Editorial
The Marinemaster 300M is the watch Seiko makes for people who have outgrown the entry Prospex lineup and want something built to a tighter standard. The SPB183J1 is the current production version: 44mm of steel, 300 meters of water resistance, and the 8L35 movement instead of the ubiquitous 6R35. It is a serious tool watch that does not ask you to make excuses for it.
The Marinemaster name traces to Seiko's professional dive watch efforts of the 1960s, when the company was making watches genuinely rated for commercial and scientific diving use. The modern Marinemaster 300M line revived that positioning in the 2000s, sitting above the SKX and the broader Prospex range in both construction and movement quality. The SPB183J1 arrived in 2021 as part of a broader Marinemaster refresh, updating the case finishing and dial execution while keeping the format that the line's following had come to expect.
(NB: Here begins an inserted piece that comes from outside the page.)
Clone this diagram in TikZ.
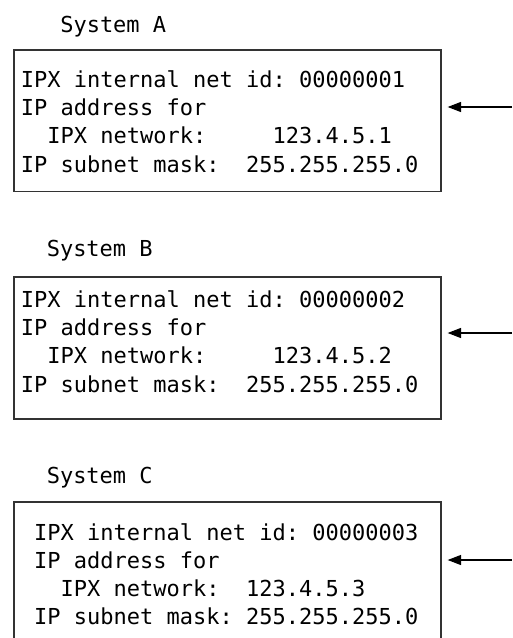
\documentclass[tikz,border=0pt]{standalone}
\usepackage{fontspec}
\newfontfamily\codefont{DejaVu Sans Mono}
\usetikzlibrary{arrows.meta,fit}
\begin{document}
\begin{tikzpicture}[x=0.75pt,y=-0.75pt,
  sysbox/.style={draw=black!80, line width=1pt, inner sep=0pt, rectangle},
  txt/.style={anchor=base west, inner sep=0pt, font=\codefont\fontsize{16.5}{20}\selectfont\frenchspacing},
  arr/.style={line width=0.8pt, -{Triangle[length=10pt,width=7.5pt]}, shorten >=4.5pt}]
\clip (0,0) rectangle (512,638);
% System A
\node[txt] (la) at (60,32.7) {System A};
\node[sysbox, fit={(14,50) (441,191.5)}] (boxA) {};
\node[txt] (a1) at (20.7,87.5) {IPX internal net id: 00000001};
\node[txt] (a2) at (20.7,115.7) {IP address for};
\node[txt] (a3) at (20.7,143.9) {\phantom{00}IPX network:\phantom{00000}123.4.5.1};
\node[txt] (a4) at (20.7,172.1) {IP subnet mask:\phantom{00}255.255.255.0};
\coordinate (inA) at (512,107);
\draw[arr] (inA) -- (boxA.east |- inA);
% System B
\node[txt] (lb) at (46.5,256.7) {System B};
\node[sysbox, fit={(14,277) (441,419)}] (boxB) {};
\node[txt] (b1) at (20.7,307.5) {IPX internal net id: 00000002};
\node[txt] (b2) at (20.7,335.7) {IP address for};
\node[txt] (b3) at (20.7,363.9) {\phantom{00}IPX network:\phantom{00000}123.4.5.2};
\node[txt] (b4) at (20.7,392.1) {IP subnet mask:\phantom{00}255.255.255.0};
\coordinate (inB) at (512,333);
\draw[arr] (inB) -- (boxB.east |- inB);
% System C
\node[txt] (lc) at (46.5,483) {System C};
\node[sysbox, fit={(14,502) (441,680)}] (boxC) {};
\node[txt] (c1) at (20.7,540) {\phantom{0}IPX internal net id: 00000003};
\node[txt] (c2) at (20.7,568) {\phantom{0}IP address for};
\node[txt] (c3) at (20.7,596) {\phantom{000}IPX network:\phantom{00}123.4.5.3};
\node[txt] (c4) at (20.7,624) {\phantom{0}IP subnet mask:\phantom{0}255.255.255.0};
\coordinate (inC) at (512,560);
\draw[arr] (inC) -- (boxC.east |- inC);
\end{tikzpicture}
\end{document}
The 8L35 has been the movement of choice in this tier since Seiko needed something more refined than the workhorse 6R series without going to the Grand Seiko calibers.
At 44mm this watch will not work on smaller wrists, and the lug-to-lug is long enough that it reads large even on average-sized wrists. The SPB183J1 is a Japan domestic market reference, so grey market is the primary purchase channel outside Japan, which means no Seiko USA warranty support. The 8L35 runs at +15/-10 seconds per day per spec, which is honest for the price but not a precision caliber.
Bracelet finishing on the Marinemaster is good but the clasp has historically been a weak point; budget for an aftermarket bracelet or strap if the stock option bothers you.